Yugoslavia – from the Periphery to socialism and back
The Museum of Yugoslavia and the Department of Political Studies of the Faculty of Media and Communications in Belgrade are organizing a series of lectures “Yugoslavia – from the Periphery to Socialism and Back”. The lectures will deal with the historical processes that led Yugoslavia from the dependent capitalism in the interwar period, towards the attempt to build socialism and to move away from a peripheral position in the international division of labour in the period after the World War II, and to the peripheral development of the countries that emerged from the breakup of Yugoslavia in the period of the restoration of capitalism.
Retrospectively, we can say that the countries that were created following the breakup of Yugoslavia now occupy the same place they had in the period between the two world wars, that is, the position of peripheral capitalism. On the other hand, the period of Yugoslav socialism may be perceived as an attempt to move away from the position. Hence, the present moment requires an urgent critical review of the past and re-opening of the horizon of thinking that aims at emancipation from the patterns of dependent development.

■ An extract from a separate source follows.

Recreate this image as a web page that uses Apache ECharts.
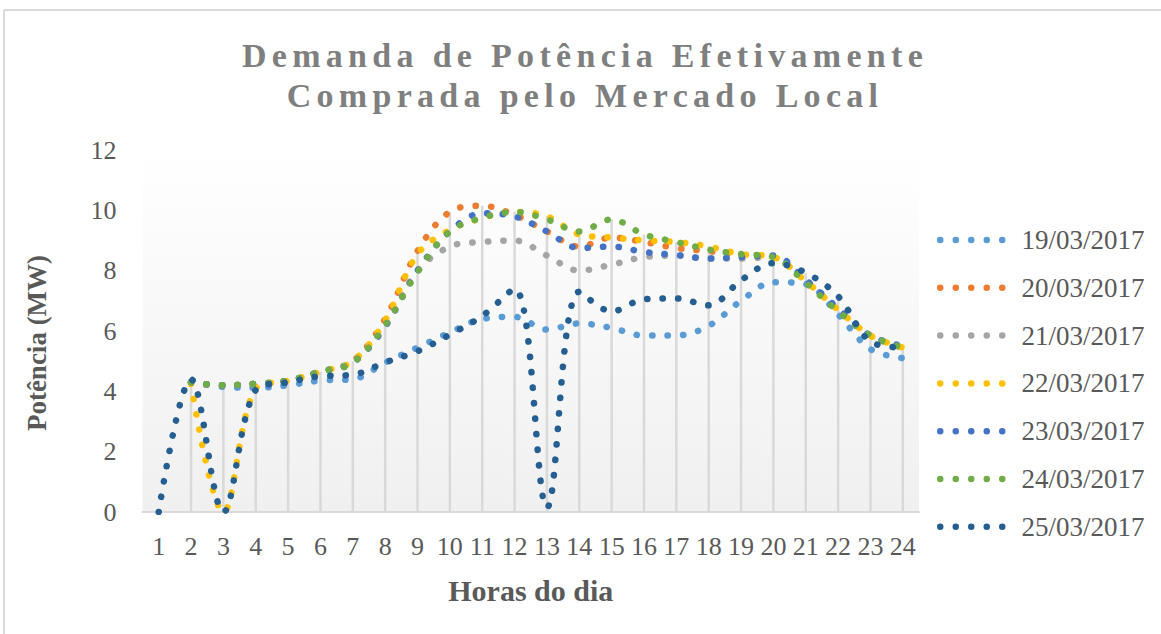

The lectures will analyse Yugoslavia’s positioning in the international division of labour from a historical-materialist perspective, critically review the Yugoslav development of social sciences in traditional academic settings and attempts to develop alternative scholarly institutions. They will also examine the scope of emancipation of women in socialist Yugoslavia, criticise the present-day dominant approaches to the legacy of Yugoslav socialism and analyse the paths of peripheral, dependent development taken by the countries created after the breakup of Yugoslavia and restoration of capitalism.
Program of lectures:
October 14 – Rade Pantić, “Yugoslavia in the international division of labour”
October 21 – Mislav Žitko, “What to do with Capital?” The Yugoslav response”
November 4 – Aleksandar Matković, “On the edge of science: political schools and Marxist education in Yugoslavia 1919-1991”
November 18 – Lilijana Burcar, “The SFRY: Reproductive rights as basic human rights”
December 2 – Rastko Močnik, “Varieties of restoration of capitalism in the Yugoslav area”
December 16 – Maja Breznik, “Memory and forgetting in the studies of Yugonostalgia”
All the lectures will take place in the cinema hall of the Museum of Yugoslavia, at 7.00 p.m. Free entry.